Rob Spence

Current position
- Title: Offensive coordinator/Tight ends coach
- Team: Georgetown
- Conference: Patriot

Biographical details
- Born: October 10, 1958 (age 67)

Playing career
- 1978–1980: Iona
- Position: Tight end

Coaching career (HC unless noted)
- 1981: Pelham Memorial HS (NY) (OC)
- 1982: Iona Prep (NY) (OC)
- 1983: Iona Prep (NY) (JV)
- 1984–1988: Iona Prep (NY)
- 1989: Iona (OC)
- 1990: Hofstra (OC)
- 1991: Holy Cross (QB)
- 1992–1996: Maryland (assistant)
- 1997–1999: Hofstra (OC/QB)
- 2000: Louisiana Tech (co-OC)
- 2001–2004: Toledo (OC/QB)
- 2005–2008: Clemson (OC/QB)
- 2009: Syracuse (OC)
- 2010: Temple (WR)
- 2011: Bethune–Cookman (OC)
- 2012–2013: Rutgers (QB)
- 2014–2015: Chattanooga Christian HS (TN)
- 2016: Chattanooga (WR)
- 2017: Morgan State (OC/QB)
- 2018–present: Georgetown (OC)

= Rob Spence (American football) =

American football coach (born 1958)

Rob Spence (born October 10, 1958) is an American college football coach, currently serving as the offensive coordinator and tight ends coach of the Georgetown Hoyas.

==Playing career==
Spence played tailback and receiver at Saint Andrews School in Middletown, Delaware, and tight end at Iona. He graduated with a degree in social work from Iona in 1981.

==Coaching career==
Spence began his career as offensive coordinator at Pelham Memorial High School in Pelham, New York. After one season, he became offensive coordinator at Iona Preparatory School, and was later promoted to junior varsity coach and head coach. He then spent single seasons as offensive coordinator at Iona College and Hofstra, before joining Mark Duffner's staff at Holy Cross as quarterbacks coach. He moved with Duffner to Maryland from 1992 to 1996. After Maryland, Spence returned to Hofstra for three seasons as OC, then spent one season as co-offensive coordinator at Louisiana Tech. He then moved to Toledo as OC for four seasons.

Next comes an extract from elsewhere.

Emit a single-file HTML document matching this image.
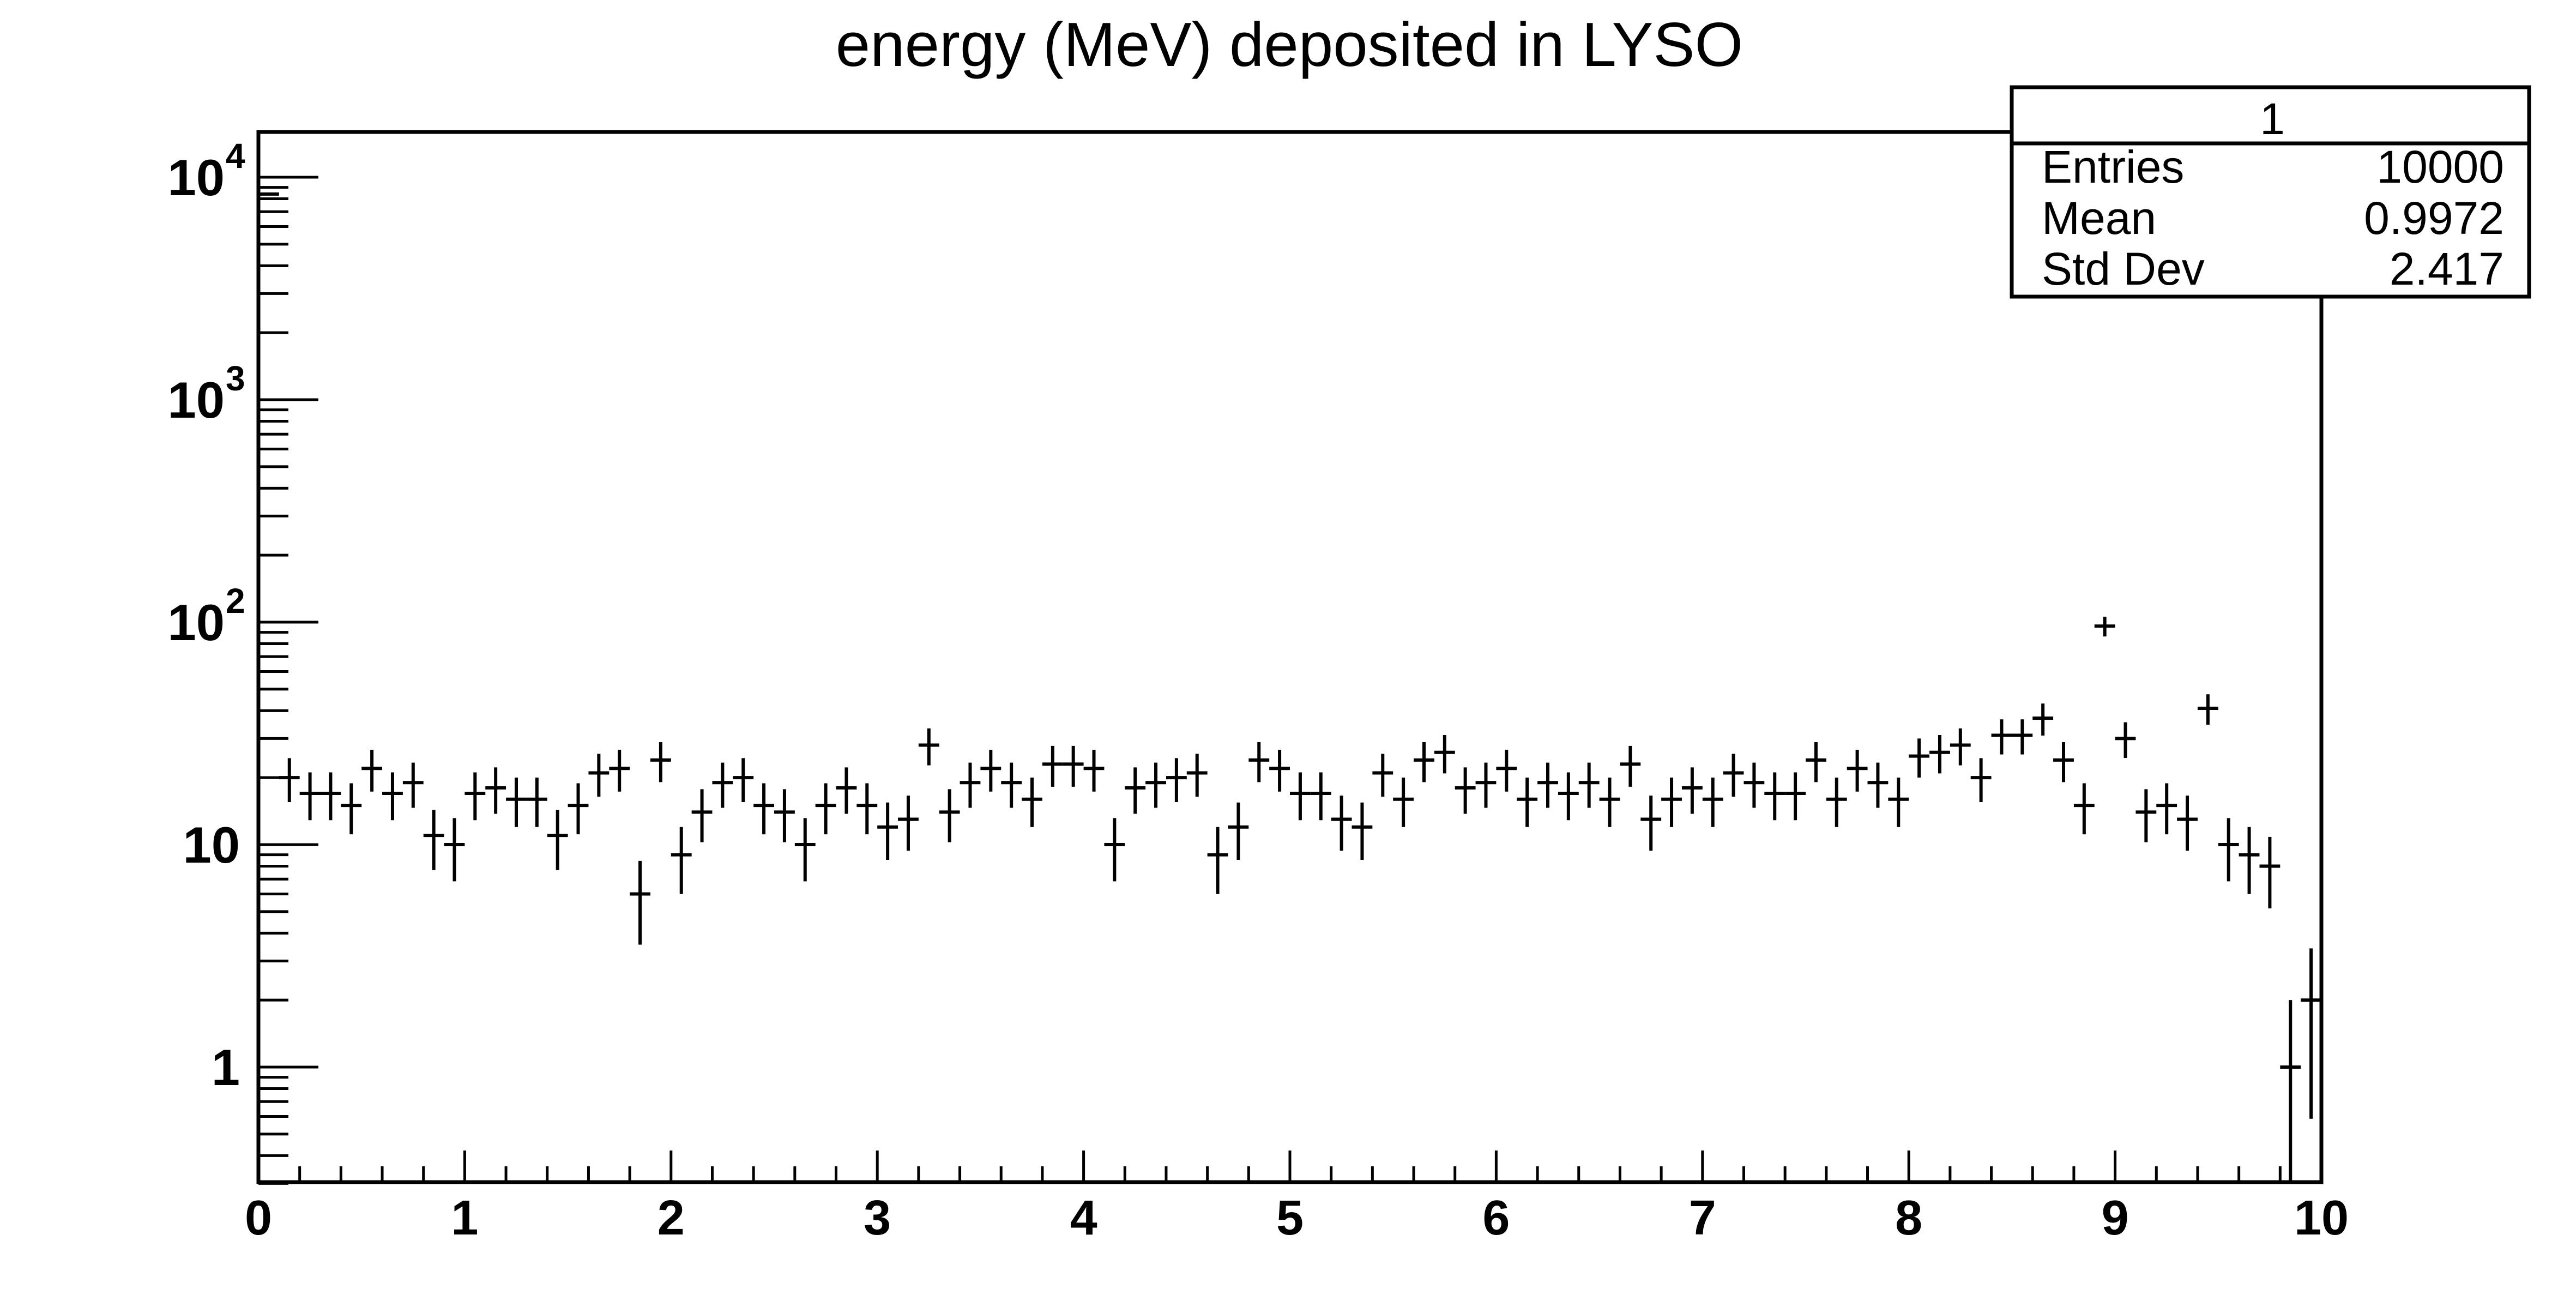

Spence was hired at Clemson for the 2005 season as head coach Tommy Bowden's fourth offensive coordinator in seven seasons. He was fired by incoming coach Dabo Swinney after Bowden resigned six games into the 2008 season.

After Clemson, Spence was OC at Syracuse for one season, wide receivers coach at Temple for one season, and OC at Bethune–Cookman for one season. He was then quarterbacks coach at Rutgers in 2014 and 2015 before becoming head coach at Chattanooga Christian School for 2016 and 2017. He had one-year stints at Chattanooga as quarterbacks coach and Morgan State as OC before assuming his current position as OC at Georgetown.